Data Masking Failures in the Linux Terminal: How Secrets Leak and How to Stop It

A Linux terminal bug exposed data that should have been hidden. Buffer output printed secrets in plain sight. API keys, tokens, and passwords flashed briefly, but long enough for logging systems or terminal scrollback to capture them. This is not a rare glitch. Certain combinations of shell commands, pipes, or debug flags can leak masked values into stdout or stderr.

Data masking failures in the Linux terminal usually start in scripts. A command intended to sanitize output passes variables directly into the console. Environment variables echo without redaction when error handling is verbose. Even tools designed for secure handling can break when given unexpected arguments. A hidden race condition between process output streams can cause partial redactions to fail entirely.

The risk scales fast. Developers run terminals with logging enabled. CI/CD jobs print build logs to shared dashboards. Terminal multiplexers sync output to multiple screens. If the masking breaks at any point, sensitive information is written to persistent storage. Auditors can uncover months of compromised secrets in a few command histories.

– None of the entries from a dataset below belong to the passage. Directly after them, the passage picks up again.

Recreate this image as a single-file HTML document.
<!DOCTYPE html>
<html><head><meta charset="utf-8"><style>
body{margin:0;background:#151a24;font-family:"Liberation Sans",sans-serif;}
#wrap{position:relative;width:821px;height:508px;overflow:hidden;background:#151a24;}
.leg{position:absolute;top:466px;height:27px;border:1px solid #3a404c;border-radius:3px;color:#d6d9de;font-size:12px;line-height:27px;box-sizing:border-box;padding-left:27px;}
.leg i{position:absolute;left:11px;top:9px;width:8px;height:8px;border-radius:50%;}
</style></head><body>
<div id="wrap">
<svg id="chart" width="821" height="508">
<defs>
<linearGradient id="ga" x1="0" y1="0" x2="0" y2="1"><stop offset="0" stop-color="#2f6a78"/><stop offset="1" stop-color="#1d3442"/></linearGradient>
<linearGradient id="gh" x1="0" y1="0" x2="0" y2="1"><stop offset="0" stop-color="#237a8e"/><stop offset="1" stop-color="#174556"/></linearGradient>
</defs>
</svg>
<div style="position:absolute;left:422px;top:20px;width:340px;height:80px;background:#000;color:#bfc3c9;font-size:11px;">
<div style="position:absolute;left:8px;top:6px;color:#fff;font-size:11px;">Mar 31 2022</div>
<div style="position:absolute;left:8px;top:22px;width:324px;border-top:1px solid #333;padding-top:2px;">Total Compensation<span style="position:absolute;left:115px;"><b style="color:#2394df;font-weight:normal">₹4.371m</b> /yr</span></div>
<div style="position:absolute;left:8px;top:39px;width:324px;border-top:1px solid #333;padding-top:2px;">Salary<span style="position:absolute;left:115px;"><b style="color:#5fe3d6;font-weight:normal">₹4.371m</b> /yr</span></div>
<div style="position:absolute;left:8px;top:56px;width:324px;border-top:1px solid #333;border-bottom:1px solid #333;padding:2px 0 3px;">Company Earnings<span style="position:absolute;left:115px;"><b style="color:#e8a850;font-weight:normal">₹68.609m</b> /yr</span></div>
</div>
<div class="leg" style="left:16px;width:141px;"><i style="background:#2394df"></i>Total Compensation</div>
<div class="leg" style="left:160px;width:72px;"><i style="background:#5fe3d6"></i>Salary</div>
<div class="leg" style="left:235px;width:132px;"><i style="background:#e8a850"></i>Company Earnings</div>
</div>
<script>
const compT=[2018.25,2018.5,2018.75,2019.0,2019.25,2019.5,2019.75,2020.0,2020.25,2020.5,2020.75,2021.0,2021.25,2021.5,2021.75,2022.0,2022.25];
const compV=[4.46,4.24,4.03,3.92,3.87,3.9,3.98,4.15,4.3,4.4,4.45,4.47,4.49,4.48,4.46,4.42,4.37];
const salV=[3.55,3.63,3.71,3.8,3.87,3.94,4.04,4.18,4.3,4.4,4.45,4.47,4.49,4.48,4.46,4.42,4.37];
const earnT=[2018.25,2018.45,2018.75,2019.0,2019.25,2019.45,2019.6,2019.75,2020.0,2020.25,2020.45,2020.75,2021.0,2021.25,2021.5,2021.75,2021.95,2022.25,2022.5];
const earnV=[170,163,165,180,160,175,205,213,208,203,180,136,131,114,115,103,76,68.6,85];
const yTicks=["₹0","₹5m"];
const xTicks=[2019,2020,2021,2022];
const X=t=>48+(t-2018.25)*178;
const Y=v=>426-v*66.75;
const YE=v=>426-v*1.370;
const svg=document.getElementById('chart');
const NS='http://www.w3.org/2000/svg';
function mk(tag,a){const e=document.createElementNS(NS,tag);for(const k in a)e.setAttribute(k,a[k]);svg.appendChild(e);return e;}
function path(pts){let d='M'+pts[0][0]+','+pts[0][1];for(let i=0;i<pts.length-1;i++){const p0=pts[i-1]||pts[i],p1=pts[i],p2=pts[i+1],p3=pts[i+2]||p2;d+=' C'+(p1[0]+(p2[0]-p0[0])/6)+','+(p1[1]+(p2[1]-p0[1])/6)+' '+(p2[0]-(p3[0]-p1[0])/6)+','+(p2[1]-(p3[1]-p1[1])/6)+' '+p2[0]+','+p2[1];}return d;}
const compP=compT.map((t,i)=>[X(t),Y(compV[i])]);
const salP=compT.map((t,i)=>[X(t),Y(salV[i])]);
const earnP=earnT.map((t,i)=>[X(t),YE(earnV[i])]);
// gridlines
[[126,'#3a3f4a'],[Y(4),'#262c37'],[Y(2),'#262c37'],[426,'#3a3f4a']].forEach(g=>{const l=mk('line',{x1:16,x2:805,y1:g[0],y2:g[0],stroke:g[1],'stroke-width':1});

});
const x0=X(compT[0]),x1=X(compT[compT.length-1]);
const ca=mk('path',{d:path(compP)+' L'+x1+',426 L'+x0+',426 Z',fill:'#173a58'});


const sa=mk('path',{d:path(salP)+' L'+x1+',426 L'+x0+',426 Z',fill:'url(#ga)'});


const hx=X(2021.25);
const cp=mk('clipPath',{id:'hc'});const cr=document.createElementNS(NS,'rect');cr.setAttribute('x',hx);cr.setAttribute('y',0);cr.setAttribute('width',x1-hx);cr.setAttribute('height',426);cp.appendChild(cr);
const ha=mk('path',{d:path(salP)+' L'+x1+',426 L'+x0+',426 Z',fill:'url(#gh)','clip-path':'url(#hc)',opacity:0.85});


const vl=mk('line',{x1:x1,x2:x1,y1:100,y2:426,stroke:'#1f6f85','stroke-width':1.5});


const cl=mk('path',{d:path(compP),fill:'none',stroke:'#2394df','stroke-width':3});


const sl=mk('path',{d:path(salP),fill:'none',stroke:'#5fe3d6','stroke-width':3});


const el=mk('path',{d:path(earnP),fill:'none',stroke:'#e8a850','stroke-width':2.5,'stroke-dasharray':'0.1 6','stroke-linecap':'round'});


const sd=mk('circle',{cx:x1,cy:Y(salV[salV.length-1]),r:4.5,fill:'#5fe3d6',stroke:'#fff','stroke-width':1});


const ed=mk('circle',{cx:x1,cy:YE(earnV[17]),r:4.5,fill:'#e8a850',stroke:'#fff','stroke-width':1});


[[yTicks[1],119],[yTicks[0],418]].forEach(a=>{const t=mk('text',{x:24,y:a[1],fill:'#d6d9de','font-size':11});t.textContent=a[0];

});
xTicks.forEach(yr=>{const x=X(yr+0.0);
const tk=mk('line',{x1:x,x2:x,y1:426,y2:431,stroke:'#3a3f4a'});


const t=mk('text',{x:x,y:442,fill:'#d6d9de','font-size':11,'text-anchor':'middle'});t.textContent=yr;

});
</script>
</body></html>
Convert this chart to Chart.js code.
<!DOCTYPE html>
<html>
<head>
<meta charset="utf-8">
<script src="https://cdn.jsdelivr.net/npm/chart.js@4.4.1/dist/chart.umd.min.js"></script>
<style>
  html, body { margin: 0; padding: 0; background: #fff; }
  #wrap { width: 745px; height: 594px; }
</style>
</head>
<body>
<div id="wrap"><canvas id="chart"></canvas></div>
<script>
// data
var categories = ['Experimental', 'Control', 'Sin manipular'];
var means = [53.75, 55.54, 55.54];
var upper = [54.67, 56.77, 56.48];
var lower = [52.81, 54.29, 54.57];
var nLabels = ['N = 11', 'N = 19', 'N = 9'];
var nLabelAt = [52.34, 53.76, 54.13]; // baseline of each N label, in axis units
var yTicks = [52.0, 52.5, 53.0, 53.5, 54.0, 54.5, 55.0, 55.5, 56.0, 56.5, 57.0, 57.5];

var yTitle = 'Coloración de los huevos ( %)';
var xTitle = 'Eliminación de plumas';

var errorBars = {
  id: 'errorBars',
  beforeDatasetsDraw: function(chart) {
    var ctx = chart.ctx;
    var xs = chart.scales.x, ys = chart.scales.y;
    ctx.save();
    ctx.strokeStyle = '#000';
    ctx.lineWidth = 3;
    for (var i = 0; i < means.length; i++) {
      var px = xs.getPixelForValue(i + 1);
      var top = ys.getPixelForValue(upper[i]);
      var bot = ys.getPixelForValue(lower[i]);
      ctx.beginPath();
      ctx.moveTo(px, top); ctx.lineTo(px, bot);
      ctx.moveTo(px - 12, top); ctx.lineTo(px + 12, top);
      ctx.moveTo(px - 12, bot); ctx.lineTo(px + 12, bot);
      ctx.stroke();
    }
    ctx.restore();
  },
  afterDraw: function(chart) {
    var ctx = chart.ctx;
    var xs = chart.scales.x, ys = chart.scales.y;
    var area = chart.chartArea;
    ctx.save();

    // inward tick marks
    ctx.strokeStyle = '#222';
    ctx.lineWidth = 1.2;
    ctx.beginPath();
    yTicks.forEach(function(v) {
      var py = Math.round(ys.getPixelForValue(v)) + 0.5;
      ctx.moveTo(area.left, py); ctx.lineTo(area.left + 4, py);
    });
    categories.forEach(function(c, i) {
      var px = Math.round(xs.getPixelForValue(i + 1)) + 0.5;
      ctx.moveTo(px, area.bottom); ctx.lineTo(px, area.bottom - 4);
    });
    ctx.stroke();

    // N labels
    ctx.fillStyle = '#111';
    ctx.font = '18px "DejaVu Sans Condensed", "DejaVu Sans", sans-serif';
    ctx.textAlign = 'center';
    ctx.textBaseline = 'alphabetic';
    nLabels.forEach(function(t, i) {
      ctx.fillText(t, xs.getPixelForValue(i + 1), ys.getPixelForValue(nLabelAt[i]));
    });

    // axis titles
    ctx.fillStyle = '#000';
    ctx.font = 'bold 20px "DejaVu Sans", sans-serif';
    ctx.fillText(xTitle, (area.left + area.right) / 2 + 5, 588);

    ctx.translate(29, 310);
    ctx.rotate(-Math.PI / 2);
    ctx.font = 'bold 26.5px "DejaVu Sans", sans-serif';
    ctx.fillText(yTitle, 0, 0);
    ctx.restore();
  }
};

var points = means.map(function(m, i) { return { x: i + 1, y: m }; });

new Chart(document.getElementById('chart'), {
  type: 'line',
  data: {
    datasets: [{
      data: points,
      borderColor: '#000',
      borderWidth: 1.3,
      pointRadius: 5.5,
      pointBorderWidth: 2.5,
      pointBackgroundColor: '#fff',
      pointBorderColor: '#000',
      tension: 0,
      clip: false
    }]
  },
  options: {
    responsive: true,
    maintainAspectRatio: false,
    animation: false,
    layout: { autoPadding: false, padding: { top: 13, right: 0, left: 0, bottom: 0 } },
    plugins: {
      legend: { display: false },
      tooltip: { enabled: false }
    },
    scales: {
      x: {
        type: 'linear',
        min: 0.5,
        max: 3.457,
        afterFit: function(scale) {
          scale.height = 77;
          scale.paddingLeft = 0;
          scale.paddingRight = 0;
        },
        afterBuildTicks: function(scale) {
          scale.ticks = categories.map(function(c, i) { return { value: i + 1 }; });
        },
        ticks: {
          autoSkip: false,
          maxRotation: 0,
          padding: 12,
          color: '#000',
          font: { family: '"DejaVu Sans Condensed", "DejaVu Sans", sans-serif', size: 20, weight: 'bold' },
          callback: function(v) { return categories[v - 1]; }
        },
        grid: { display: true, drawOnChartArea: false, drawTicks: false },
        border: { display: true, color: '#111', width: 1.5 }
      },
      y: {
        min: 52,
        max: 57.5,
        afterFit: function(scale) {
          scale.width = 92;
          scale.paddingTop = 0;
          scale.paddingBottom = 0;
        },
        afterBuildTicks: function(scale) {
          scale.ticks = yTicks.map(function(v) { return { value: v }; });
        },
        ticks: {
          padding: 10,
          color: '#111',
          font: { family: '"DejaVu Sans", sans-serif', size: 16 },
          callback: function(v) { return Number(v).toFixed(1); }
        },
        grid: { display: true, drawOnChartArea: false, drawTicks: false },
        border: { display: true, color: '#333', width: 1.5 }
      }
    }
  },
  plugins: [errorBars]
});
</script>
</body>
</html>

Preventing this requires layered control. First, fix the root cause in the code that produces unsafe output. Second, apply strict shell settings to block unmasked secrets. Use set -o errexit, set -o nounset, and set -o pipefail to limit unexpected output. Third, validate that your masking tool can handle edge cases with large inputs, multibyte characters, and control sequences. Finally, scan logs in real time to verify masking is effective.

This is not hypothetical. A single terminal bug can create a compliance disaster and force a full key rotation. Treat terminal output as an attack surface—because it is. Data masking must be tested, enforced, and monitored continuously.